Open this lesson in your favourite AI. It'll walk you through the why, explain the demo, and quiz you on the try-it list.
A loss function tells the model 'how wrong you were' — but different tasks need different definitions of wrong. Regression uses MSE because the error is a real number. Classification uses cross-entropy because the prediction is a probability distribution. Language modeling is classification over the vocabulary — so cross-entropy is the loss you'll see for every LLM for the rest of your life. Pick the wrong loss and your model learns the wrong objective.
Two losses, two use cases:
MSE (regression): L = mean((y_pred - y_true)^2). Penalizes large errors quadratically. Assumes the target is a continuous real value.
Cross-entropy (classification): L = -sum(y_true * log(y_pred)). Given a probability distribution y_pred over V classes and a one-hot y_true, this simplifies to -log(y_pred[correct_class]). Penalizes being confidently wrong much more than being uncertain. This is the LM loss.
Why not MSE for classification? Because your outputs after softmax are probabilities in [0,1]. An MSE on probabilities treats "confidently right" the same as "barely right" — it doesn't push the model to be certain. Cross-entropy does. Walk the numbers in the demo.
// main.go — MSE vs cross-entropy, by hand
package main
import (
"fmt"
"math"
)
// ----- MSE (regression) -----
func mse(preds, targets []float64) float64 {
var sum float64
for i := range preds {
d := preds[i] - targets[i]
sum += d * d
}
return sum / float64(len(preds))
}
// ----- Cross-entropy (classification) -----
func softmax(logits []float64) []float64 {
m := logits[0]
for _, v := range logits {
if v > m {
m = v
}
}
e := make([]float64, len(logits))
var s float64
for i, l := range logits {
e[i] = math.Exp(l - m)
s += e[i]
}
for i := range e {
e[i] /= s
}
return e
}
func crossEntropy(logits []float64, targetIdx int) float64 {
p := softmax(logits)
return -math.Log(p[targetIdx])
}
func main() {
fmt.Println("MSE for [2.1, 2.9, 5.0] vs [2, 3, 5]:",
mse([]float64{2.1, 2.9, 5.0}, []float64{2.0, 3.0, 5.0}))
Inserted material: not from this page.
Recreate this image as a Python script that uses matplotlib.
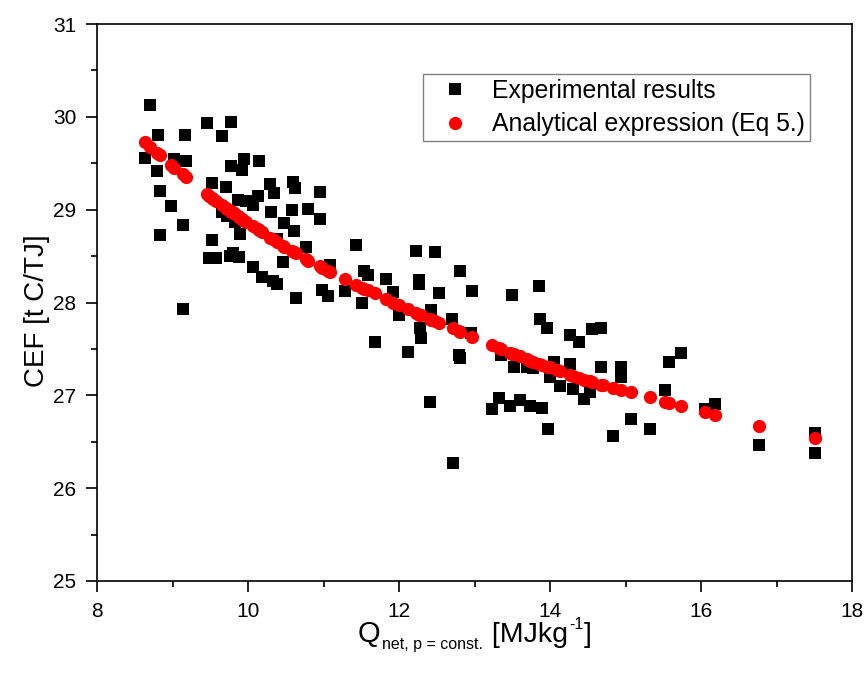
import matplotlib
matplotlib.use("Agg")
import matplotlib.pyplot as plt
from matplotlib.ticker import MultipleLocator

plt.rcParams['font.family'] = ['Liberation Sans', 'DejaVu Sans']

# Experimental results
exp_x = [8.63, 8.70, 8.80, 8.81, 8.83, 8.83, 8.98, 9.02, 9.14, 9.14, 9.17, 9.18,
         9.46, 9.52, 9.52, 9.49, 9.58, 9.65, 9.65, 9.71, 9.72, 9.76, 9.78, 9.78, 9.80,
         9.83, 9.87, 9.88, 9.90, 9.92, 9.95, 9.97, 10.07, 10.07, 10.13, 10.14, 10.18,
         10.29, 10.30, 10.33, 10.34, 10.38, 10.39, 10.47, 10.48, 10.58, 10.59, 10.61,
         10.62, 10.64, 10.77, 10.80, 10.95, 10.95, 10.98, 11.06, 11.08, 11.28, 11.43,
         11.51, 11.53, 11.59, 11.68, 11.83, 11.92, 12.00, 12.12, 12.23, 12.26, 12.27,
         12.28, 12.29, 12.41, 12.43, 12.48, 12.53, 12.70, 12.72, 12.79, 12.81, 12.81,
         12.96, 12.97, 13.23, 13.32, 13.35, 13.47, 13.50, 13.52, 13.60, 13.69, 13.74,
         13.78, 13.85, 13.87, 13.89, 13.96, 13.97, 14.00, 14.05, 14.13, 14.26, 14.27,
         14.31, 14.38, 14.45, 14.53, 14.55, 14.68, 14.68, 14.84, 14.94, 14.94, 15.07,
         15.32, 15.52, 15.58, 15.74, 16.05, 16.18, 16.77, 17.51, 17.51]
exp_y = [29.56, 30.13, 29.42, 29.80, 29.20, 28.73, 29.04, 29.55, 28.84, 27.93, 29.80, 29.52,
         29.93, 29.29, 28.67, 28.48, 28.48, 29.79, 28.97, 29.24, 28.93, 28.50, 29.94, 29.47, 28.53,
         28.87, 29.10, 28.49, 28.74, 29.43, 29.55, 29.09, 29.05, 28.38, 29.15, 29.52, 28.27,
         29.28, 28.98, 28.23, 29.18, 28.20, 28.68, 28.44, 28.86, 29.00, 29.30, 28.77,
         29.23, 28.05, 28.60, 29.01, 29.19, 28.90, 28.14, 28.07, 28.40, 28.12, 28.62,
         28.00, 28.34, 28.30, 27.57, 28.25, 28.11, 27.86, 27.47, 28.55, 28.24, 28.20,
         27.72, 27.62, 26.93, 27.92, 28.54, 28.10, 27.82, 26.27, 27.43, 27.40, 28.34,
         27.67, 28.12, 26.85, 26.97, 27.43, 26.89, 28.08, 27.31, 26.95, 27.31, 26.88,
         27.29, 28.18, 27.82, 26.86, 27.73, 26.64, 27.20, 27.36, 27.10, 27.65, 27.34,
         27.07, 27.57, 26.96, 27.04, 27.71, 27.72, 27.31, 26.56, 27.31, 27.20, 26.75,
         26.64, 27.06, 27.36, 27.46, 26.85, 26.91, 26.47, 26.59, 26.38]

# Analytical expression (Eq 5.)
ana_x = [8.63, 8.70, 8.80, 8.83, 8.98, 9.02, 9.14, 9.18,
         9.46, 9.49, 9.52, 9.53, 9.58, 9.65, 9.71, 9.72, 9.76, 9.78, 9.80, 9.83, 9.87,
         9.88, 9.90, 9.92, 9.95, 9.97, 10.07, 10.13, 10.14, 10.18, 10.29, 10.33, 10.38,
         10.47, 10.48, 10.58, 10.61, 10.64, 10.77, 10.80, 10.95, 10.98, 11.06, 11.08,
         11.28, 11.43, 11.51, 11.53, 11.59, 11.68, 11.83, 11.92, 12.00, 12.12, 12.23,
         12.27, 12.29, 12.41, 12.43, 12.48, 12.53, 12.71, 12.79, 12.81, 12.97,
         13.23, 13.32, 13.35, 13.47, 13.50, 13.52, 13.60, 13.69, 13.74, 13.78, 13.85,
         13.89, 13.96, 14.00, 14.09, 14.13, 14.26, 14.31, 14.38, 14.45, 14.53, 14.55,
         14.68, 14.70, 14.84, 14.94, 15.07, 15.32, 15.52, 15.58, 15.74, 16.05, 16.18,
         16.77, 17.51]
ana_y = [29.73, 29.68, 29.61, 29.59, 29.48, 29.45, 29.38, 29.35,
         29.17, 29.15, 29.13, 29.12, 29.09, 29.05, 29.02, 29.01, 28.99, 28.98, 28.97, 28.95, 28.93,
         28.92, 28.91, 28.90, 28.88, 28.87, 28.82, 28.79, 28.78, 28.76, 28.70, 28.68, 28.65,
         28.61, 28.60, 28.55, 28.54, 28.53, 28.47, 28.45, 28.39, 28.37, 28.34, 28.33,
         28.25, 28.19, 28.16, 28.15, 28.13, 28.10, 28.04, 28.00, 27.97, 27.93, 27.89,
         27.87, 27.86, 27.82, 27.81, 27.80, 27.78, 27.72, 27.69, 27.68, 27.63,
         27.54, 27.51, 27.50, 27.46, 27.45, 27.44, 27.42, 27.39, 27.37, 27.36, 27.34,
         27.33, 27.31, 27.30, 27.27, 27.26, 27.22, 27.21, 27.19, 27.17, 27.15, 27.14,
         27.11, 27.11, 27.08, 27.06, 27.04, 26.98, 26.93, 26.92, 26.88, 26.82, 26.79,
         26.67, 26.54]

W, H = 865, 681
fig = plt.figure(figsize=(W / 100, H / 100), dpi=100)
ax = fig.add_axes([97 / W, 100 / H, 755 / W, 557 / H])

ax.plot(exp_x, exp_y, linestyle='none', marker='s', markersize=8.2,
        color='black', markeredgewidth=0, label='Experimental results', zorder=3)
ax.plot(ana_x, ana_y, linestyle='none', marker='o', markersize=9.5,
        color='#ff0000', markeredgewidth=0, label='Analytical expression (Eq 5.)', zorder=4)

ax.set_xlim(8, 18)
ax.set_ylim(25, 31)
ax.xaxis.set_major_locator(MultipleLocator(2))
ax.xaxis.set_minor_locator(MultipleLocator(1))
ax.yaxis.set_major_locator(MultipleLocator(1))
ax.yaxis.set_minor_locator(MultipleLocator(0.5))
ax.tick_params(which='both', direction='out', top=False, right=False, width=1.2,
               labelsize=15, pad=7)
ax.tick_params(which='major', length=8)
ax.tick_params(which='minor', length=4.5)
for s in ax.spines.values():
    s.set_linewidth(1.2)

ax.set_ylabel('CEF [t C/TJ]', fontsize=20)
ax.yaxis.set_label_coords(-0.062, 0.485)

leg = ax.legend(loc='upper left', bbox_to_anchor=(0.432, 0.910), fontsize=17.8,
                frameon=True, fancybox=False, edgecolor='#808080', framealpha=1,
                handlelength=2.2, handletextpad=0.4, borderpad=0.2,
                labelspacing=0.38, borderaxespad=0)
leg.get_frame().set_linewidth(1.0)

# x label built from pieces (main text, small subscript, small superscript)
renderer = fig.canvas.get_renderer()
base_y = 1 - 642 / H
x0 = 362 / W

def place(txt, x, y, size):
    t = fig.text(x, y, txt, fontsize=size, ha='left', va='baseline')
    bb = t.get_window_extent(renderer=renderer)
    return t, bb.x1 / W

t1, xe = place('Q', x0, base_y, 21)
t2, xe = place('net, p = const.', xe + 1 / W, base_y - 7 / H, 11.5)
t3, xe = place(' [MJkg', xe + 1 / W, base_y, 20.5)
t4, xe = place('-1', xe + 1 / W, base_y + 13 / H, 11.5)
t5, xe = place(']', xe + 1 / W, base_y, 20.5)
total = xe - x0
shift = (475 / W) - (x0 + total / 2)
for t in (t1, t2, t3, t4, t5):
    px, py = t.get_position()
    t.set_position((px + shift, py))

fig.savefig('out.png', dpi=100, facecolor='white')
// A 3-class prediction: model thinks class 0 is most likely.
// Target is actually class 1.
logits := []float64{3.0, 1.0, 0.5}
fmt.Println("softmax:", softmax(logits)) // heavily on class 0
fmt.Println("CE loss (target=1):", crossEntropy(logits, 1)) // high — model was confidently wrong
// If model had been right:
fmt.Println("CE loss (target=0):", crossEntropy(logits, 0)) // low
// The LM loss: vocab size V=50257. Target = next-token id. CE over 50257 classes.
}go run main.goUse these three in order. Each builds on the one before.
Explain what a loss function is and why different tasks use different ones. Name two and give the task each is for.
Derive why cross-entropy, not MSE, is correct for classification. Start from maximum likelihood estimation of a categorical distribution and show that minimizing negative log-likelihood equals cross-entropy.
For LLMs, cross-entropy on the next token gives perplexity as exp(CE). Explain what 'bits-per-byte' is, how to convert CE to bits-per-byte, and why bits-per-byte is a fairer comparison across tokenizers.